Tuesday, October 5, 2010

Homesick

Having another homesick bout (I'm gonna go ahead and guess that this happens about once a month -- yay hormones) and taking it out on the South / Nashville. Gonna put my nasty thoughts here so that no one here hears me, seeing as that probably wouldn't help the whole no friends situation...
- I want to scream whenever anyone says "y'all." It's not a real word. I would give a lot of money to hear a Boston or Maine or Canadian accent right now. I guess there's YouTube.
- Can we talk about the lack of diversity? And not just racial diversity (though that is sad as well.) I mean just people diversity. KD was talking about the quirky people in MN, and I realized that there appears to be a complete lack of quirky people here. Where are the interesting people hiding?
- I've given the finger (under the steering wheel so it's unseen by others, but still) to countless drivers here. It's so hard to explain, but seriously nobody signals but they drive so slow that it's actually more annoying because you have to wait an hour for approaching cars to decide where they're going.
- I am 7 hours' drive from the nearest significant body of water. I am craving a watery horizon. Even Southern California sounds like a haven compared to here. Never thought I would think that. Hormones, I hear you loud and clear.
- I am so incredibly sick of failing at socializing. I am so awful at getting to know new people, and it is a million times harder when you have no one sharing your experience with you (like other freshmen at college or people in a training program at work.) I've been sitting with the Master's students recently, who are all really young (two even just graduated in May as well), and they're nice and all, but of course they're always talking (complaining, really) about school, in classes together, etc., so what motivation do they have for getting to know me? I've gotten so frustrated that I think it's now a learned helplessness situation, so basically now I've given up and am screwed. Great.

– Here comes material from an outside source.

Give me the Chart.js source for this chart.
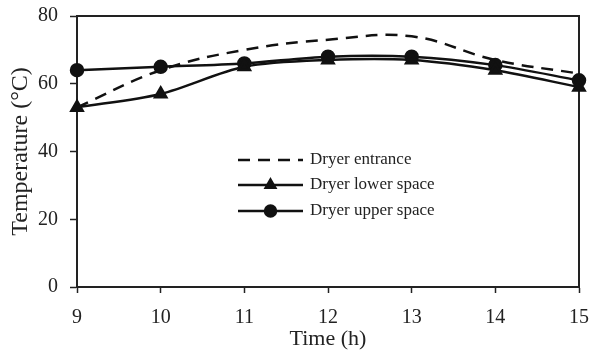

- Relatedly, where the hell am I supposed to meet someone in between the endpoints of "at a bar" and "at church"??
- Side thought: I wouldn't mind having no friends (well, except for safety purposes maybe) if I were traveling around to fun places, but I'm stuck here. Who wants to buy me an around the world plane ticket (and/or fast forward a year or two)?

Sorry, this is not a good example of a good open-minded Batesie -- I swear I usually am, just once a month everything gets to me. And, again, I realize these things have absolutely nothing to do with the South or Nashville being bad places -- they're just things that remind that I'm not anywhere near where I belong, so I get sad/angry.